Si no tenía tanta suerte y estaba en zona medio protegida, podría llegar a legalizar lo existente. Pero nada de ampliar.

Y si no tenía nada de suerte y no podía obtener la legalización al estar en zona muy protegida (por ejemplo una cima o un acantilado en línea de costa), no le quedaba otra que esperar a tiempos mejores, y vivir fuera de ordenación. Es decir, alegal.

En los últimos años las cosas han cambiado un poco…

El padre, con la casa ya legal, quiere regalar a sus tres hijos sendas porciones de tierra segregadas de su finca matriz. Tras hacer las consultas pertinentes en el Ayuntamiento o en el Consell Insular, empieza los trámites para la segregación. Obviando los detalles del proceso que puede llegar a ser farragoso, consigue escriturar una finca para cada hijo.

Entonces, uno de sus hijos decide vender su porción. Oferta y demanda. El comprador quiere asegurarse de que podrá construir su casa antes de comprar, por lo que se informa. Para sorpresa de ambos, les dicen que en la finca sólo el heredero puede tener licencia de obras para hacer su vivienda, pues la superficie total no alcanza el mínimo exigible para esa zona; es decir: si bien al hijo le hacían falta poco más de 11.000 metros para poder edificar, el comprador -normalmente extranjero o foráneo- necesita 15.000. Parece razonable, pues quiere evitar la especulación y masificación en el campo.

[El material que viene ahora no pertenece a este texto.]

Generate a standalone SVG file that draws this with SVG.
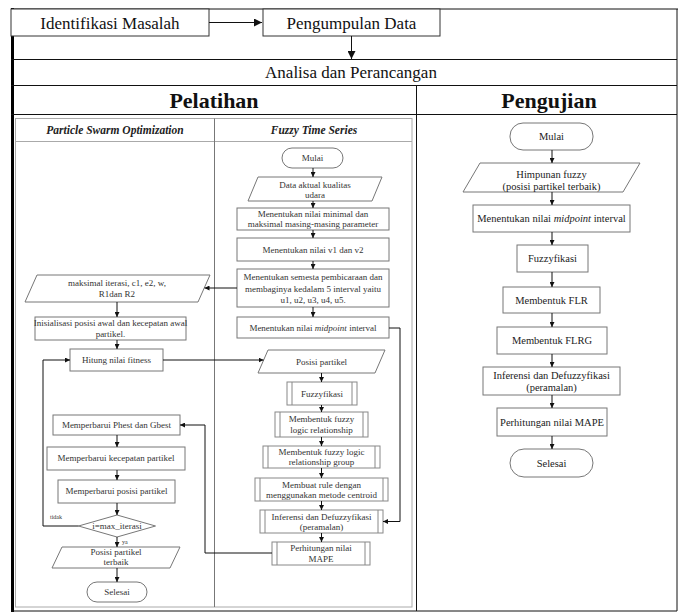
<svg xmlns="http://www.w3.org/2000/svg" width="678" height="612" viewBox="0 0 678 612" font-family="'Liberation Serif', 'Times New Roman', Times, serif">
<defs>
<style>
text{font-family:'Liberation Serif','Times New Roman',Times,serif;text-anchor:middle;fill:#222}
.big{font-size:17px;fill:#111}
.hdr{font-size:22px;font-weight:bold;fill:#111}
.sub{font-size:11.5px;font-weight:bold;font-style:italic;fill:#222}
.s9{font-size:9px;fill:#333}
.s6{font-size:6px;fill:#333;text-anchor:start}
.s10{font-size:10.5px;fill:#222}
.frame{fill:none;stroke:#111;stroke-width:1}
.box{fill:#fff;stroke:#777;stroke-width:1}
.pbox{fill:#fff;stroke:#888;stroke-width:1}
.panel{fill:#fff;stroke:#aaa;stroke-width:1}
.tbox{fill:#fff;stroke:#333;stroke-width:1}
.conn{fill:none;stroke:#111;stroke-width:1}
.arr{marker-end:url(#ah)}
.arrb{marker-end:url(#ahb)}
</style>
<marker id="ah" viewBox="0 0 8 8" refX="8" refY="4" markerWidth="5" markerHeight="5" orient="auto" markerUnits="userSpaceOnUse"><path d="M0,0 L8,4 L0,8 z" fill="#111"/></marker>
<marker id="ahb" viewBox="0 0 8 8" refX="8" refY="4" markerWidth="8" markerHeight="8" orient="auto" markerUnits="userSpaceOnUse"><path d="M0,0 L8,4 L0,8 z" fill="#111"/></marker>
</defs>
<rect x="0" y="0" width="678" height="612" fill="#fff"/>

<g id="frame">
<line class="frame" x1="11" y1="9" x2="678" y2="9" stroke-width="2"/>
<line x1="12.5" y1="8" x2="12.5" y2="612" stroke="#000" stroke-width="3"/>
<line class="frame" x1="677" y1="9" x2="677" y2="611"/>
<line class="frame" x1="11" y1="611" x2="677" y2="611"/>
<line class="frame" x1="11" y1="59.5" x2="677" y2="59.5"/>
<line class="frame" x1="11" y1="85.5" x2="677" y2="85.5"/>
<line class="frame" x1="11" y1="114.5" x2="677" y2="114.5"/>
<line class="frame" x1="416.5" y1="85.5" x2="416.5" y2="611"/>
</g>

<g id="n-identifikasi">
<rect class="tbox" x="11" y="9" width="198" height="27"/>
<text class="big" x="110" y="28.5">Identifikasi Masalah</text>
</g>
<g id="n-pengumpulan">
<rect class="tbox" x="263" y="9" width="177" height="27"/>
<text class="big" x="351.5" y="28.5">Pengumpulan Data</text>
</g>
<g id="n-analisa">
<text class="big" x="351" y="78">Analisa dan Perancangan</text>
</g>
<g id="n-pelatihan">
<text class="hdr" x="214" y="108">Pelatihan</text>
</g>
<g id="n-pengujian">
<text class="hdr" x="549" y="108">Pengujian</text>
</g>

<g id="panel">
<rect class="panel" x="15.5" y="118.5" width="396.5" height="488.5"/>
<line class="panel" x1="15.5" y1="141.5" x2="412" y2="141.5"/>
<line x1="214.5" y1="118.5" x2="214.5" y2="607" stroke="#777" stroke-width="1"/>
<text class="sub" x="115" y="134">Particle Swarm Optimization</text>
<text class="sub" x="314" y="134">Fuzzy Time Series</text>
</g>

<g id="f-mulai">
<rect class="box" x="282" y="148" width="61" height="20" rx="10"/>
<text class="s9" x="312.5" y="161">Mulai</text>
</g>
<g id="f-data">
<polygon class="box" points="258,177 382,177 372,201 248,201"/>
<text class="s9" x="315" y="188">Data aktual kualitas</text>
<text class="s9" x="315" y="198">udara</text>
</g>
<g id="f-minmax">
<rect class="box" x="237" y="208" width="152" height="22"/>
<text class="s9" x="313" y="217">Menentukan nilai minimal dan</text>
<text class="s9" x="313" y="227">maksimal masing-masing parameter</text>
</g>
<g id="f-v1v2">
<rect class="box" x="237" y="238" width="152" height="23"/>
<text class="s9" x="313" y="252.5">Menentukan nilai v1 dan v2</text>
</g>
<g id="f-semesta">
<rect class="box" x="237" y="269" width="152" height="38"/>
<text class="s9" x="313" y="280">Menentukan semesta pembicaraan dan</text>
<text class="s9" x="313" y="291.5">membaginya kedalam 5 interval yaitu</text>
<text class="s9" x="313" y="303">u1, u2, u3, u4, u5.</text>
</g>
<g id="f-midpoint">
<rect class="box" x="237" y="317" width="152" height="21"/>
<text class="s9" x="313" y="330.5">Menentukan nilai <tspan font-style="italic">midpoint</tspan> interval</text>
</g>
<g id="f-posisi">
<polygon class="box" points="268,350 385,350 375,373 258,373"/>
<text class="s9" x="321.5" y="364.5">Posisi partikel</text>
</g>
<g id="f-fuzzyfikasi">
<rect class="pbox" x="287" y="382" width="70" height="23"/>
<line class="pbox" x1="292" y1="382" x2="292" y2="405"/><line class="pbox" x1="352" y1="382" x2="352" y2="405"/>
<text class="s9" x="322" y="396.5">Fuzzyfikasi</text>
</g>
<g id="f-flr">
<rect class="pbox" x="275" y="412" width="93" height="25"/>
<line class="pbox" x1="280" y1="412" x2="280" y2="437"/><line class="pbox" x1="363" y1="412" x2="363" y2="437"/>
<text class="s9" x="321.5" y="422">Membentuk fuzzy</text>
<text class="s9" x="321.5" y="433">logic relationship</text>
</g>
<g id="f-flrg">
<rect class="pbox" x="263" y="446" width="117" height="22"/>
<line class="pbox" x1="268" y1="446" x2="268" y2="468"/><line class="pbox" x1="375" y1="446" x2="375" y2="468"/>
<text class="s9" x="321.5" y="455">Membentuk fuzzy logic</text>
<text class="s9" x="321.5" y="465">relationship group</text>
</g>
<g id="f-rule">
<rect class="pbox" x="255" y="478" width="133" height="23"/>
<line class="pbox" x1="260" y1="478" x2="260" y2="501"/><line class="pbox" x1="383" y1="478" x2="383" y2="501"/>
<text class="s9" x="321.5" y="487.5">Membuat rule dengan</text>
<text class="s9" x="321.5" y="498">menggunakan metode centroid</text>
</g>
<g id="f-inferensi">
<rect class="pbox" x="260" y="510" width="123" height="23"/>
<line class="pbox" x1="265" y1="510" x2="265" y2="533"/><line class="pbox" x1="378" y1="510" x2="378" y2="533"/>
<text class="s9" x="321.5" y="519.5">Inferensi dan Defuzzyfikasi</text>
<text class="s9" x="321.5" y="530">(peramalan)</text>
</g>
<g id="f-mape">
<rect class="pbox" x="272" y="542" width="98" height="23"/>
<line class="pbox" x1="277" y1="542" x2="277" y2="565"/><line class="pbox" x1="365" y1="542" x2="365" y2="565"/>
<text class="s9" x="321" y="551">Perhitungan nilai</text>
<text class="s9" x="321" y="562">MAPE</text>
</g>

<g id="p-param">
<polygon class="box" points="37,275 210,275 198,302 25,302"/>
<text class="s9" x="117" y="286">maksimal iterasi, c1, e2, w,</text>
<text class="s9" x="117" y="297">R1dan R2</text>
</g>
<g id="p-init">
<rect class="box" x="35" y="317" width="151" height="23"/>
<text class="s9" x="110.5" y="326" font-size="8.6">Inisialisasi posisi awal dan kecepatan awal</text>
<text class="s9" x="110.5" y="337">partikel.</text>
</g>
<g id="p-fitness">
<rect class="box" x="70" y="349" width="93" height="22"/>
<text class="s9" x="116.5" y="363">Hitung nilai fitness</text>
</g>
<g id="p-best">
<rect class="box" x="53" y="415" width="127" height="20"/>
<text class="s9" x="116.5" y="428">Memperbarui Phest dan Gbest</text>
</g>
<g id="p-kecepatan">
<rect class="box" x="47" y="447" width="138" height="23"/>
<text class="s9" x="116" y="461">Memperbarui kecepatan partikel</text>
</g>
<g id="p-posisi">
<rect class="box" x="58" y="480" width="117" height="23"/>
<text class="s9" x="116.5" y="494">Memperbarui posisi partikel</text>
</g>
<g id="p-cek">
<polygon class="box" points="117,515 155.5,526 117,537 78.5,526"/>
<text class="s9" x="117" y="529">i=max_iterasi</text>
</g>
<g id="p-terbaik">
<polygon class="box" points="62,547 180,547 170,568 52,568"/>
<text class="s9" x="116" y="555">Posisi partikel</text>
<text class="s9" x="116" y="565">terbaik</text>
</g>
<g id="p-selesai">
<rect class="box" x="87" y="582" width="60" height="20" rx="10"/>
<text class="s9" x="117" y="595">Selesai</text>
</g>

<g id="u-mulai">
<rect class="box" x="510" y="123" width="83" height="27" rx="13"/>
<text class="s10" x="551.5" y="140">Mulai</text>
</g>
<g id="u-himpunan">
<polygon class="box" points="480,163 640,163 623,192 463,192"/>
<text class="s10" x="551.5" y="178">Himpunan fuzzy</text>
<text class="s10" x="551.5" y="190">(posisi partikel terbaik)</text>
</g>
<g id="u-midpoint">
<rect class="box" x="473" y="205" width="157" height="27"/>
<text class="s10" x="551.5" y="222">Menentukan nilai <tspan font-style="italic">midpoint</tspan> interval</text>
</g>
<g id="u-fuzzyfikasi">
<rect class="box" x="517" y="245" width="71" height="27"/>
<text class="s10" x="552.5" y="262">Fuzzyfikasi</text>
</g>
<g id="u-flr">
<rect class="box" x="503" y="287" width="97" height="26"/>
<text class="s10" x="551.5" y="303.5">Membentuk FLR</text>
</g>
<g id="u-flrg">
<rect class="box" x="497" y="327" width="110" height="27"/>
<text class="s10" x="552" y="344">Membentuk FLRG</text>
</g>
<g id="u-inferensi">
<rect class="box" x="483" y="367" width="137" height="28"/>
<text class="s10" x="551.5" y="379">Inferensi dan Defuzzyfikasi</text>
<text class="s10" x="551.5" y="391">(peramalan)</text>
</g>
<g id="u-mape">
<rect class="box" x="497" y="408" width="110" height="28"/>
<text class="s10" x="552" y="425.5">Perhitungan nilai MAPE</text>
</g>
<g id="u-selesai">
<rect class="box" x="510" y="449" width="83" height="28" rx="14"/>
<text class="s10" x="551.5" y="466.5">Selesai</text>
</g>

<g id="connectors">
<line class="conn arrb" x1="209" y1="22.5" x2="262" y2="22.5"/>
<line class="conn arrb" x1="351.5" y1="36" x2="351.5" y2="59"/>
<line class="conn arr" x1="313" y1="168" x2="313" y2="177"/>
<line class="conn arr" x1="313" y1="201" x2="313" y2="208"/>
<line class="conn arr" x1="313" y1="230" x2="313" y2="238"/>
<line class="conn arr" x1="313" y1="261" x2="313" y2="269"/>
<line class="conn arr" x1="313" y1="307" x2="313" y2="317"/>
<line class="conn arr" x1="321.5" y1="373" x2="321.5" y2="382"/>
<line class="conn arr" x1="321.5" y1="405" x2="321.5" y2="412"/>
<line class="conn arr" x1="321.5" y1="437" x2="321.5" y2="446"/>
<line class="conn arr" x1="321.5" y1="468" x2="321.5" y2="478"/>
<line class="conn arr" x1="321.5" y1="501" x2="321.5" y2="510"/>
<line class="conn arr" x1="321.5" y1="533" x2="321.5" y2="542"/>
<polyline class="conn arr" points="389,328 400,328 400,521.5 383,521.5"/>
<line class="conn arr" x1="237" y1="288" x2="204.5" y2="288"/>
<line class="conn arr" x1="117" y1="302" x2="117" y2="317"/>
<line class="conn arr" x1="117" y1="340" x2="117" y2="349"/>
<line class="conn arr" x1="163" y1="360" x2="263.5" y2="360"/>
<polyline class="conn arr" points="272,553 205,553 205,425 180,425"/>
<line class="conn arr" x1="117" y1="435" x2="117" y2="447"/>
<line class="conn arr" x1="117" y1="470" x2="117" y2="480"/>
<line class="conn arr" x1="117" y1="503" x2="117" y2="515"/>
<polyline class="conn arr" points="78.5,526 43,526 43,360 70,360"/>
<line class="conn arr" x1="117" y1="537" x2="117" y2="547"/>
<line class="conn arr" x1="117" y1="568" x2="117" y2="582"/>
<text class="s6" x="50" y="519">tidak</text>
<text class="s6" x="122" y="544">ya</text>
<line class="conn arr" x1="552" y1="150" x2="552" y2="163"/>
<line class="conn arr" x1="552" y1="192" x2="552" y2="205"/>
<line class="conn arr" x1="552" y1="232" x2="552" y2="245"/>
<line class="conn arr" x1="552" y1="272" x2="552" y2="287"/>
<line class="conn arr" x1="552" y1="313" x2="552" y2="327"/>
<line class="conn arr" x1="552" y1="354" x2="552" y2="367"/>
<line class="conn arr" x1="552" y1="395" x2="552" y2="408"/>
<line class="conn arr" x1="552" y1="436" x2="552" y2="449"/>
</g>
</svg>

Lamentablemente, a vueltas con la ley de la oferta y la demanda, el hijo sigue queriendo vender y el comprador extranjero sigue queriendo comprar. Las interpretaciones de ley que vienen a partir de ahora son siempre limítrofes o incluso alegales: el hijo presenta proyecto de edificación a su nombre. La finca sigue estando a su nombre. El comprador intenta amarrar todas las posibilidades y riesgos que se le ocurren, pero nada va a impedir que esté invirtiendo en algo que, legalmente, no es suyo. Se alargan los plazos y empiezan las dudas y la desconfianza, lo que valía hace un año ahora ya no. Y ya tenemos el jaleo montado.

Si además incluimos en el proceso a intermediarios, técnicos, constructores, abogados y asesores, el problema puede llegar a ser interminable, eterno. Y también alegal.

Se me ocurren muchas otras situaciones y soluciones en el ámbito urbanístico de suelo rústico, donde siempre existen dos respuestas para un mismo problema; pero al fin y al cabo se tratará de apaños mal resueltos, como interpretación personalizada de una normativa que se antojaba muy clara.

Y de asuntos como las necesidades reales de las personas, el inexorable paso del tiempo y cómo influye en sus casas, o la belleza intrínseca de ésta arquitectura tan simple y pura, pero en el fondo efímera y en constante mutación… De estas minucias, siempre habrá no dos, sino múltiples interpretaciones del mismo problema. Lo fácil es hacer como aquel albañil que me desmontaba el cuartucho y reutilizaba los ladrillos, o el que lo terminaba y habilitaba como caseta para el perro… Pero yo hubiese preferido que me dejasen mi cuartucho sin babas de cemento ni tejados, y un buen montón de ladrillos a su lado. Con tiempo y buenos consejos seguro que llegaría a un punto intermedio.